Mit etwas Phantasie ist auf dem Bild, das die US-Weltraumagentur NASA passend zur Weihnachtszeit veröffentlicht hat, eine Zuckerstange in Form eines Spazierstocks zu erkennen. In Wirklichkeit zeigt es jedoch lange, dünne Stränge von ionisiertem Gas, die Radiowellen aussenden. Diese sogenannten Filamente erstrecken sich im Zentrum der Milchstraße über eine Strecke von 190 Lichtjahren. Dort ballen sich riesige Molekülwolken in der Milchstraße am dichtesten. Sie enthalten genug Gas und Staub, um zig Millionen Sterne wie die Sonne entstehen zu lassen.
Entdecker des "Radiobogens"
Die Farben auf dem Bild korrespondieren mit der Wellenlänge der ausgesandten Strahlung. Grundlage waren unter anderem Daten des Beobachtungsinstruments GISMO (Goddard-IRAM Superconducting 2-Millimeter Observer), das in Kombination mit einem Radioteleskop auf dem Pico Veleta in Südspanien ins All spähte. GISMOs betrachtet den Weltraum bei einer Wellenlänge von 2 Millimetern und damit in der Übergangszone von Infrarotlicht zu längeren Radiowellen. Das Instrument hat bereits das bekannteste Filament im Zentrum der Milchstraße entdeckt, den "radio arc" (Radiobogen), der auf dem Bild den geraden Teil der Zuckerstange bildet. Für das Bild mit der Zuckerstange nutze die NASA zusätzlich Daten des Weltraumteleskops Herschel, des James Clerk Maxwell-Teleskops am Gipfel des Maunakea auf Hawaii sowie des Radioteleskops Very Large Array im US-Bundesstaat New Mexico.
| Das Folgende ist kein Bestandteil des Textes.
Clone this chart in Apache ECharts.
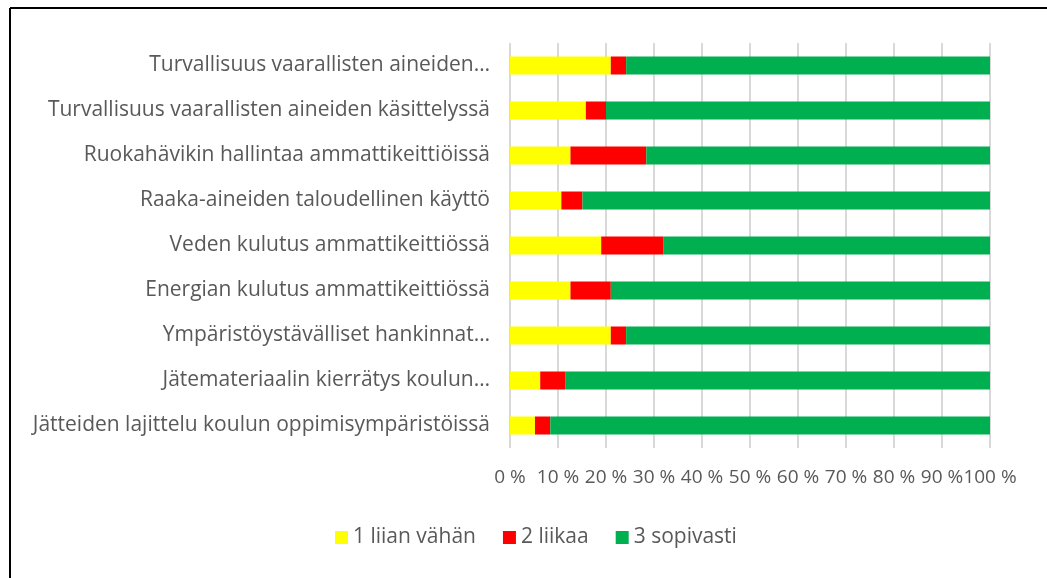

Blase nach Energieausbruch
Wissenschaftler vermuten, dass die Filamente die Grenzen einer Blase anzeigen, die bei einem Energieausbruch im Zentrum der Milchstraße entstanden ist. Dieser ereignete sich in der Region Sagittarius A, die rund 27.000 Lichtjahre von der Erde entfernt ist. Sie ist die hellste Gegend in der Mitte unserer Galaxie und beherbergt ein supermassives Schwarzes Loch. Eine andere Struktur, die vermutlich mit der Entstehung neuer Sterne in Verbindung steht, trägt den Namen The Sickle (Sichel). Zwei Studien, die Anfang November 2019 in The Astrophysical Journal erschienen sind, beschäftigen sich eingehend damit, was auf dem Bild zu sehen ist, speziell mit dem Ausstoß von Staub und dem Filament im "radio arc".